## [THE EXERCISE]
Sort through the data and copy the lines holding the word "that".

## [GIVEN RECORDS]
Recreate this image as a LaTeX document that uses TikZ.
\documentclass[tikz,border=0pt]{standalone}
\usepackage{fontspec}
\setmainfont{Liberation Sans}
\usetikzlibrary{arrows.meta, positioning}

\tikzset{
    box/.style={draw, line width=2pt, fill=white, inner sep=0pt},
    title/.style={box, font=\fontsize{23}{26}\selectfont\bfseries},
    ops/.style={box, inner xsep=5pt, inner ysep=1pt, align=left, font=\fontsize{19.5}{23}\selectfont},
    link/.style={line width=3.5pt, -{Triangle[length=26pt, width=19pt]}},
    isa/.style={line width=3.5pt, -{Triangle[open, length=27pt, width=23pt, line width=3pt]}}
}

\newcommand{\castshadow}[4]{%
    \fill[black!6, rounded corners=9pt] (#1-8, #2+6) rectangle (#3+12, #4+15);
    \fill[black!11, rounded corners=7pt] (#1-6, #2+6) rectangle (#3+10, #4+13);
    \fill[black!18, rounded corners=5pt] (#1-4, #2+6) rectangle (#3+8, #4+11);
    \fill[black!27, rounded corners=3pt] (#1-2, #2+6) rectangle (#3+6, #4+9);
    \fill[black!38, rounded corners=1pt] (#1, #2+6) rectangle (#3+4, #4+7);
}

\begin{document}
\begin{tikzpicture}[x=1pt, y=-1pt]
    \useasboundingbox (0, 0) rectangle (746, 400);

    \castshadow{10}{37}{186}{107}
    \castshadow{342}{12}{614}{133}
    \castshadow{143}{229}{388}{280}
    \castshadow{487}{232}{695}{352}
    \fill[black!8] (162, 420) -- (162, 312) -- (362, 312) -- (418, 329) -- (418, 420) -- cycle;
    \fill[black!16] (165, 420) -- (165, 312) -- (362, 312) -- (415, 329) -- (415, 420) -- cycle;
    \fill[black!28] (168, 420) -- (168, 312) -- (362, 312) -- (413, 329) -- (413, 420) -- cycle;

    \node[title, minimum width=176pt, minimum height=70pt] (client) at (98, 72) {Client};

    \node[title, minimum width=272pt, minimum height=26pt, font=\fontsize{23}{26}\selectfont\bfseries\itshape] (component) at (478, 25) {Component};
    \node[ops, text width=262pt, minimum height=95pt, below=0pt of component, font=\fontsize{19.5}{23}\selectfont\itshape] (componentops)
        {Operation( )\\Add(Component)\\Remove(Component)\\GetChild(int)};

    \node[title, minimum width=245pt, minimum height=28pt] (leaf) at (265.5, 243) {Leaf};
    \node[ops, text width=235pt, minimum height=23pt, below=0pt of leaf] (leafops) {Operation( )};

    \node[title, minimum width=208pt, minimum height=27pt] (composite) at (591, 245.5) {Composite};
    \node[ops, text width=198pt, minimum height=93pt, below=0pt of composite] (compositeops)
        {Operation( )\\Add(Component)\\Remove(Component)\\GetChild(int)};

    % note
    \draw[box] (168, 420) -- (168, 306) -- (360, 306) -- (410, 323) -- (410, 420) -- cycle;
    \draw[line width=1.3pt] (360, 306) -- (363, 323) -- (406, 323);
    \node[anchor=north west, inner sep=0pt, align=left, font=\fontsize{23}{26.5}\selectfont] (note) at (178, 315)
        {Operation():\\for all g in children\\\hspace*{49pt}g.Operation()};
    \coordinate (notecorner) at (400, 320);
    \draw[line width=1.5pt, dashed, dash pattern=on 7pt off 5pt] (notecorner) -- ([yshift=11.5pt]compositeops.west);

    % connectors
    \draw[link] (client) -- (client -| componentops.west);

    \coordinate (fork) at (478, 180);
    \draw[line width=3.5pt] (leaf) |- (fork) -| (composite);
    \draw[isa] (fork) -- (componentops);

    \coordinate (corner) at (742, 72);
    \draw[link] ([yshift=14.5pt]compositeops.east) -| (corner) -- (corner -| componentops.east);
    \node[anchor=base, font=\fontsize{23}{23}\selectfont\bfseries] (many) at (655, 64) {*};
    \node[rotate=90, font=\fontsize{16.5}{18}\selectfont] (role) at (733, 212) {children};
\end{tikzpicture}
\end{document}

...

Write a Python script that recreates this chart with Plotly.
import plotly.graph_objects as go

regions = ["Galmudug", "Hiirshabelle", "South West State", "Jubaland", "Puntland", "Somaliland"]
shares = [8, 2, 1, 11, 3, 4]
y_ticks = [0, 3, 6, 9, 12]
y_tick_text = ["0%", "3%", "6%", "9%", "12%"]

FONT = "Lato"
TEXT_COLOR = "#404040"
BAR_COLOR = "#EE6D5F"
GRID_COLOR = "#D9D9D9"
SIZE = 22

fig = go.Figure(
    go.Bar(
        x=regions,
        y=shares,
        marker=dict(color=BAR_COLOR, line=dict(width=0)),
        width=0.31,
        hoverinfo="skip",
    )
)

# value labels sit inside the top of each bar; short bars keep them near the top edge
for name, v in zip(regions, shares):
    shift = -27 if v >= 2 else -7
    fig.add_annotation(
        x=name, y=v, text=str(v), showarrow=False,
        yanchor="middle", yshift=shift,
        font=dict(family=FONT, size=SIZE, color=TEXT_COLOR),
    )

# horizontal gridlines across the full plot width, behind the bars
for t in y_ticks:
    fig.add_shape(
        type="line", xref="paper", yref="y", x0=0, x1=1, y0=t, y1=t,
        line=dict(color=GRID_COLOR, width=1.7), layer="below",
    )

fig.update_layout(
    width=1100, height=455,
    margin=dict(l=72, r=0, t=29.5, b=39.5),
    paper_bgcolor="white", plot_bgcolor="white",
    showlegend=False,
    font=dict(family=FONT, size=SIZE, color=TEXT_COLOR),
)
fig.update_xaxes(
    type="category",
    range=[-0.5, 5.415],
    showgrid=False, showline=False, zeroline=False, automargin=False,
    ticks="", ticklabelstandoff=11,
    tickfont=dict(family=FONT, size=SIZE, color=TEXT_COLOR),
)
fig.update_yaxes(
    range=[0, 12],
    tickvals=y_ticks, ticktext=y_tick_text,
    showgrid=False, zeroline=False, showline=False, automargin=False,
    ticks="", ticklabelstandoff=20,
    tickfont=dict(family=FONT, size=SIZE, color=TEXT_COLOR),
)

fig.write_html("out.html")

## [REPLY TO THE EXERCISE]
Recreate this image as a LaTeX document that uses TikZ.
Write a Python script that recreates this chart with Plotly.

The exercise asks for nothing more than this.